* **DATA RECORDS**
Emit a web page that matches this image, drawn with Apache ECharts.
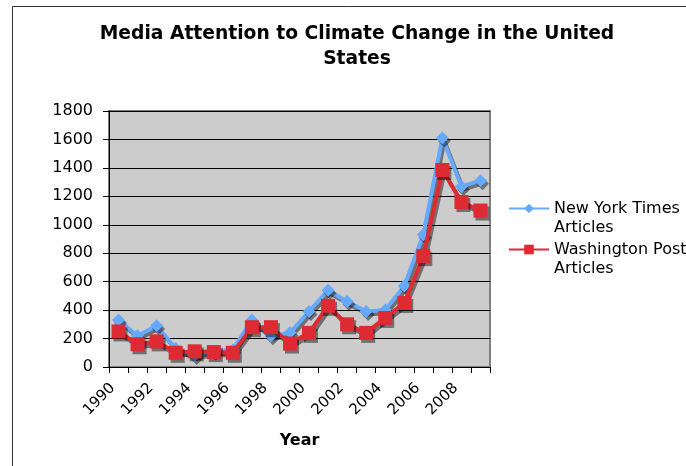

* * *

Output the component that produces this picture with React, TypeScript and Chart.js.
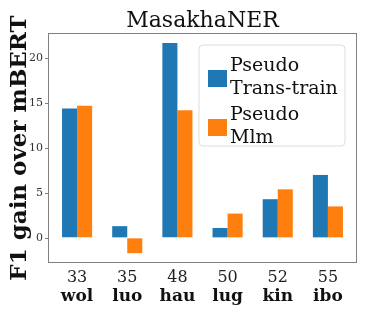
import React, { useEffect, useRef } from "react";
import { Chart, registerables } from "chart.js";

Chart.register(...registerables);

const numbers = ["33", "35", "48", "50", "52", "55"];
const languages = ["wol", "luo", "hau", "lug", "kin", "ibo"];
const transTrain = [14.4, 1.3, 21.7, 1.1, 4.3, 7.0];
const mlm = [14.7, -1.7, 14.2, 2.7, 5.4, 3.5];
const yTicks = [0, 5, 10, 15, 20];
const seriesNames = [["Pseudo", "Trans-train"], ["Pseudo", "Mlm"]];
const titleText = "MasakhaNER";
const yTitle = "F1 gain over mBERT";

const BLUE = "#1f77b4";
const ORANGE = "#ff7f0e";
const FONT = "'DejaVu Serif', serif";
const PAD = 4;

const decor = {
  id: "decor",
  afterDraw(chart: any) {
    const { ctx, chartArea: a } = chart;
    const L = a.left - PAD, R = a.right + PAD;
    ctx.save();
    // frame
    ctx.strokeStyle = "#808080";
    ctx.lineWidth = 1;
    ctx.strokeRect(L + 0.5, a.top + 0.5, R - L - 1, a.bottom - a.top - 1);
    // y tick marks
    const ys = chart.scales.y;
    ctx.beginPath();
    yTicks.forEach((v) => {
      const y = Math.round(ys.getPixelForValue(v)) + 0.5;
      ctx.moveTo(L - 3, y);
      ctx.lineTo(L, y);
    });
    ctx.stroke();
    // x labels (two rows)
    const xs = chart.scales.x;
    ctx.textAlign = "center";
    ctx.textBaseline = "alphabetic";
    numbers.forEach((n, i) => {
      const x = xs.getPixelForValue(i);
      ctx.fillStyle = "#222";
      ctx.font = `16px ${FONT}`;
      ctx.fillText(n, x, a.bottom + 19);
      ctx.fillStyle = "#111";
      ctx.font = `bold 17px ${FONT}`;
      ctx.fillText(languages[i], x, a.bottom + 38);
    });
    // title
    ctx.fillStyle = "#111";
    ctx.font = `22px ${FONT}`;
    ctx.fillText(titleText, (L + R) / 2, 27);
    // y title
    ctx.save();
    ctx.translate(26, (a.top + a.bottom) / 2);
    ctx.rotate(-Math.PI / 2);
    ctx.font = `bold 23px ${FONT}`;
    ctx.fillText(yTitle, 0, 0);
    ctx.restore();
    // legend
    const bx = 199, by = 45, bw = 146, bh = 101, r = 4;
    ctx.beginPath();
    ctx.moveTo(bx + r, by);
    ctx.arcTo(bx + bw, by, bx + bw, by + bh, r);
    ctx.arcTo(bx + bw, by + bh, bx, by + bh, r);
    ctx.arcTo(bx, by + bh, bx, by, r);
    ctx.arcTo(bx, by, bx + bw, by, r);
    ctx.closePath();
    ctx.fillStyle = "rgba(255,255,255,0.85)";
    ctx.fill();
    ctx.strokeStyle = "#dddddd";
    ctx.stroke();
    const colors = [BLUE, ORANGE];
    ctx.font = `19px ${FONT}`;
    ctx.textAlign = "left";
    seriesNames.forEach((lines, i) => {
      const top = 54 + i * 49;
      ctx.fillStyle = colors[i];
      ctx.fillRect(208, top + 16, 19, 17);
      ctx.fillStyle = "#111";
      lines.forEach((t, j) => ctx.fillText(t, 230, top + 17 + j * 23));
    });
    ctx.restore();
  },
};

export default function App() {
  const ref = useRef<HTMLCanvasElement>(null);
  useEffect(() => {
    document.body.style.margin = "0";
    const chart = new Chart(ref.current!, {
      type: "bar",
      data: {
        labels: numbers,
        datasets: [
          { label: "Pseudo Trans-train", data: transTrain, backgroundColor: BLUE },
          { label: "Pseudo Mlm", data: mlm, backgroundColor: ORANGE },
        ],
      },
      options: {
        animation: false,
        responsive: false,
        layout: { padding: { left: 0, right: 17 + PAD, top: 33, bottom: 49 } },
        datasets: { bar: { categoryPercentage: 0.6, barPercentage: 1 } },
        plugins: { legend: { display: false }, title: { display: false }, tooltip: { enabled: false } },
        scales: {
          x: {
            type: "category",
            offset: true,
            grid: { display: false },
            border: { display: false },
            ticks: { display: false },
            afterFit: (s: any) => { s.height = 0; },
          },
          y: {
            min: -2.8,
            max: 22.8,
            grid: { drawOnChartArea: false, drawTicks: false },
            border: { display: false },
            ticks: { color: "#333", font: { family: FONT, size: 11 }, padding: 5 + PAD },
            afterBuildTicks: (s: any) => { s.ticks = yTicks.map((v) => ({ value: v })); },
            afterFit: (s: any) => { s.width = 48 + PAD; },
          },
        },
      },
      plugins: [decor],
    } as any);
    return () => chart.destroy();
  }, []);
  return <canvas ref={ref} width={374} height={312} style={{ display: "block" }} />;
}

---

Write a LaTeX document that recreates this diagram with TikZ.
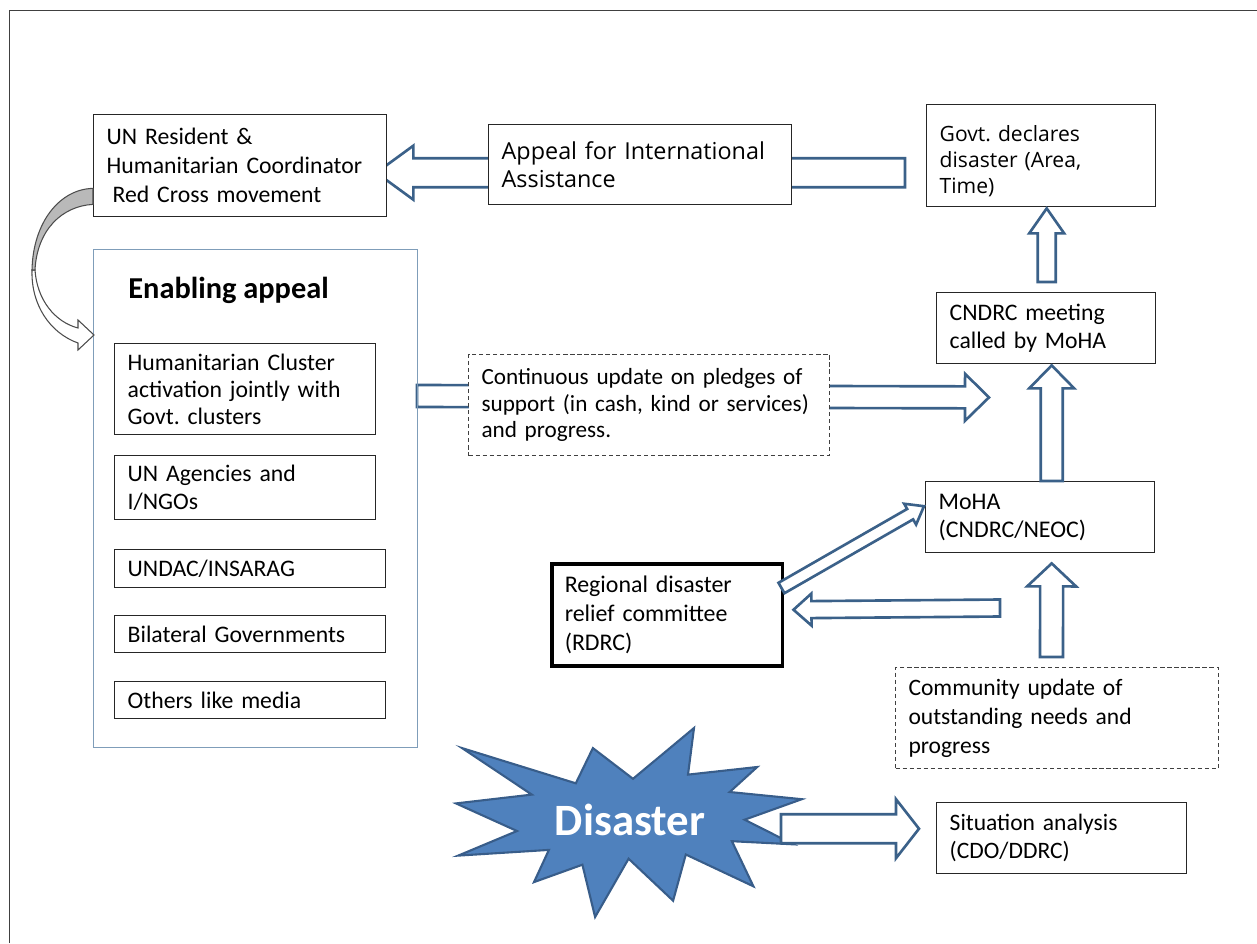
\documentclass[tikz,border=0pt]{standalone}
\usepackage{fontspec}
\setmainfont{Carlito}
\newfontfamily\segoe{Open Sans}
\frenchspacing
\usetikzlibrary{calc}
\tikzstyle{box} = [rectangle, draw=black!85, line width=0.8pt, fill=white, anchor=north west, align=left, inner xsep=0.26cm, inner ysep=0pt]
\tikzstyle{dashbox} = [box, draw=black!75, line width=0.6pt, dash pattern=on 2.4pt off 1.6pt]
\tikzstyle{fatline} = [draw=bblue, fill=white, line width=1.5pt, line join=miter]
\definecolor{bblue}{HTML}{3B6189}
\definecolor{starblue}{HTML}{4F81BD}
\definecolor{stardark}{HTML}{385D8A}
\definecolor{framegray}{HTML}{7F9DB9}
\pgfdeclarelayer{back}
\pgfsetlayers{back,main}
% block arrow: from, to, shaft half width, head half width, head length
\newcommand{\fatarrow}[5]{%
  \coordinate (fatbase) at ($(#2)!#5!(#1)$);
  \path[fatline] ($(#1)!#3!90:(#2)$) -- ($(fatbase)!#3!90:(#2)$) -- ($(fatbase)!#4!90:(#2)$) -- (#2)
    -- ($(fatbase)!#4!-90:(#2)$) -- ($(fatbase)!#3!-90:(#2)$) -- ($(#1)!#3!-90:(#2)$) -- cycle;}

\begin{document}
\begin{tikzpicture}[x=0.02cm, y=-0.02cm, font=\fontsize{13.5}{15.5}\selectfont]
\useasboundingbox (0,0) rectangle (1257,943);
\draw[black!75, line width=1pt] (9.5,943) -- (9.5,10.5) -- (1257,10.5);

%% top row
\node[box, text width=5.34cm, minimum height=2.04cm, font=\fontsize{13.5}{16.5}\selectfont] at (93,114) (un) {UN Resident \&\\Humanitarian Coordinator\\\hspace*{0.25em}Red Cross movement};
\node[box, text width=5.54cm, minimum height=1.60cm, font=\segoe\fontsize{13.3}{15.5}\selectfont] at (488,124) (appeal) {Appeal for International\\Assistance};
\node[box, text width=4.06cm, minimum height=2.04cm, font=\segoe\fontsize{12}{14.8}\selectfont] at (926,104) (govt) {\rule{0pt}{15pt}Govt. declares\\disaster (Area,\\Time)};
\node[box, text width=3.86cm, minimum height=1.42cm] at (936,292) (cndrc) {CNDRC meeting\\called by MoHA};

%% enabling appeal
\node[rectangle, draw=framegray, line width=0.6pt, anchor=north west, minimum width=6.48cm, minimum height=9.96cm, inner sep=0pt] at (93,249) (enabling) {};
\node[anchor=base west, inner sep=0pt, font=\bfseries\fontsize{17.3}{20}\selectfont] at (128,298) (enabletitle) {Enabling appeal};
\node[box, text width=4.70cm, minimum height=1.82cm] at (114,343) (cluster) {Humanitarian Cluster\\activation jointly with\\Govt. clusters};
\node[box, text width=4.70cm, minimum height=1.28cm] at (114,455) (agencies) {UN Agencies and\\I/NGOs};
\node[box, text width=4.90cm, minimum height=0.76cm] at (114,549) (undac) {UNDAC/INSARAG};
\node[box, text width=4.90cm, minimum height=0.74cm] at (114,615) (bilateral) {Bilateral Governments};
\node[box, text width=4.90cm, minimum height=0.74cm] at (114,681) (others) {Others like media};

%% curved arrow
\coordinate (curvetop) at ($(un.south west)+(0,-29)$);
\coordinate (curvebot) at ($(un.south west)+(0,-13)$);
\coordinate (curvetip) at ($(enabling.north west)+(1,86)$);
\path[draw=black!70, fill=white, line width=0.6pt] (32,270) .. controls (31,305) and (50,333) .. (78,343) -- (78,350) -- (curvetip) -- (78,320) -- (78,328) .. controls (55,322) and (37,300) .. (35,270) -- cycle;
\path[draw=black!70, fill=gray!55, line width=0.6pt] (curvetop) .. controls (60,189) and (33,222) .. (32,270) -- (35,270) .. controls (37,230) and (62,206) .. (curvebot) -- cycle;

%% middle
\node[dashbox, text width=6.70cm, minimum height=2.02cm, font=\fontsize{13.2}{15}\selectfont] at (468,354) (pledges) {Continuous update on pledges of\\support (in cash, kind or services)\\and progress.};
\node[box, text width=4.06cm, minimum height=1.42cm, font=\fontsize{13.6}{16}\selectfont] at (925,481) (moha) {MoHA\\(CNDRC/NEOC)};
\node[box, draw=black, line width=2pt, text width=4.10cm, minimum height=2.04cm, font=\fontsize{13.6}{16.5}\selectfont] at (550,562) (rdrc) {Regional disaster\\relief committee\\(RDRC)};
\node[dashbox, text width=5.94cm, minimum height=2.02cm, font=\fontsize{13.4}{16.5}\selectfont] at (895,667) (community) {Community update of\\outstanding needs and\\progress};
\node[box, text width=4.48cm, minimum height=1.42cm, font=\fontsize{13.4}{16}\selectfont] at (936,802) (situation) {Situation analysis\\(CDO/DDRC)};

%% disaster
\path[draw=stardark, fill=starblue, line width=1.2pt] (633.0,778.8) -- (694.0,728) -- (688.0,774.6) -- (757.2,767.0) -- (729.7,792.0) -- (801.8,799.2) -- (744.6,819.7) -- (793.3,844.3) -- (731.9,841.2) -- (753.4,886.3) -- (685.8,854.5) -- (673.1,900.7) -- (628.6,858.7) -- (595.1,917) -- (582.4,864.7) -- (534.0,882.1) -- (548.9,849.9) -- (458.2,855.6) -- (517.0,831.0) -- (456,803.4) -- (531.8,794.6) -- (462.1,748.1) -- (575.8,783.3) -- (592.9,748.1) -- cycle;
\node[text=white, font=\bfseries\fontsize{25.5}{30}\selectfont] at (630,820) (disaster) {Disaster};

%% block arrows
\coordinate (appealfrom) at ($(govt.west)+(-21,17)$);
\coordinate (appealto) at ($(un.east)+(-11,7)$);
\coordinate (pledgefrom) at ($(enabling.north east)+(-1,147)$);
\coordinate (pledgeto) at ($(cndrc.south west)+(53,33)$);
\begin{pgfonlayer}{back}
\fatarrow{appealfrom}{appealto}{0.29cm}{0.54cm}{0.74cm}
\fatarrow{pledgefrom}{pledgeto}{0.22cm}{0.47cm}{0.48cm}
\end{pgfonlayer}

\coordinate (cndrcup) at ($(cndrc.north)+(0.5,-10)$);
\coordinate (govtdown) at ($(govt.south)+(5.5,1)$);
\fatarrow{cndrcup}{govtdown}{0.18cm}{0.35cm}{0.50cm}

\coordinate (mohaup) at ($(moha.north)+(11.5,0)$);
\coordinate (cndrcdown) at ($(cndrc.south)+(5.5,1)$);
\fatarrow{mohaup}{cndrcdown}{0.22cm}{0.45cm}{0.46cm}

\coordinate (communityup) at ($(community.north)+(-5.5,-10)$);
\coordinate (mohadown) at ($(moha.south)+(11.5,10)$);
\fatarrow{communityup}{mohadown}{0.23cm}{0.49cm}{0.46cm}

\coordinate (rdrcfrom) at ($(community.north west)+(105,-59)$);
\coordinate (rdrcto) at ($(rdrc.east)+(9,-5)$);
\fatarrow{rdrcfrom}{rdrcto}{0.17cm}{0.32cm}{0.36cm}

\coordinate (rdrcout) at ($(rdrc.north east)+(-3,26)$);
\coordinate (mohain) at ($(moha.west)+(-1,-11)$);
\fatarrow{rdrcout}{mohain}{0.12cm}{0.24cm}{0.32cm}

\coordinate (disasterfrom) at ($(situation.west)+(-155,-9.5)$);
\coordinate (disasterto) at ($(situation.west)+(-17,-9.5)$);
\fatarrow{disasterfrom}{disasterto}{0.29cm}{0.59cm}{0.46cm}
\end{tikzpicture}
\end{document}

* **GOAL OF THE EXERCISE**
Word for word, retype the lines in the entries above that run from the one with "Write a LaTeX" through the one with "-- ($(fatbase)!#4!-90:(#2)$) -- ($(fatbase)!#3!-90:(#2)$)". Both ends count; pictures do not.

* **COMPLETE OUTPUT**
Write a LaTeX document that recreates this diagram with TikZ.
\documentclass[tikz,border=0pt]{standalone}
\usepackage{fontspec}
\setmainfont{Carlito}
\newfontfamily\segoe{Open Sans}
\frenchspacing
\usetikzlibrary{calc}
\tikzstyle{box} = [rectangle, draw=black!85, line width=0.8pt, fill=white, anchor=north west, align=left, inner xsep=0.26cm, inner ysep=0pt]
\tikzstyle{dashbox} = [box, draw=black!75, line width=0.6pt, dash pattern=on 2.4pt off 1.6pt]
\tikzstyle{fatline} = [draw=bblue, fill=white, line width=1.5pt, line join=miter]
\definecolor{bblue}{HTML}{3B6189}
\definecolor{starblue}{HTML}{4F81BD}
\definecolor{stardark}{HTML}{385D8A}
\definecolor{framegray}{HTML}{7F9DB9}
\pgfdeclarelayer{back}
\pgfsetlayers{back,main}
% block arrow: from, to, shaft half width, head half width, head length
\newcommand{\fatarrow}[5]{%
  \coordinate (fatbase) at ($(#2)!#5!(#1)$);
  \path[fatline] ($(#1)!#3!90:(#2)$) -- ($(fatbase)!#3!90:(#2)$) -- ($(fatbase)!#4!90:(#2)$) -- (#2)
    -- ($(fatbase)!#4!-90:(#2)$) -- ($(fatbase)!#3!-90:(#2)$) -- ($(#1)!#3!-90:(#2)$) -- cycle;}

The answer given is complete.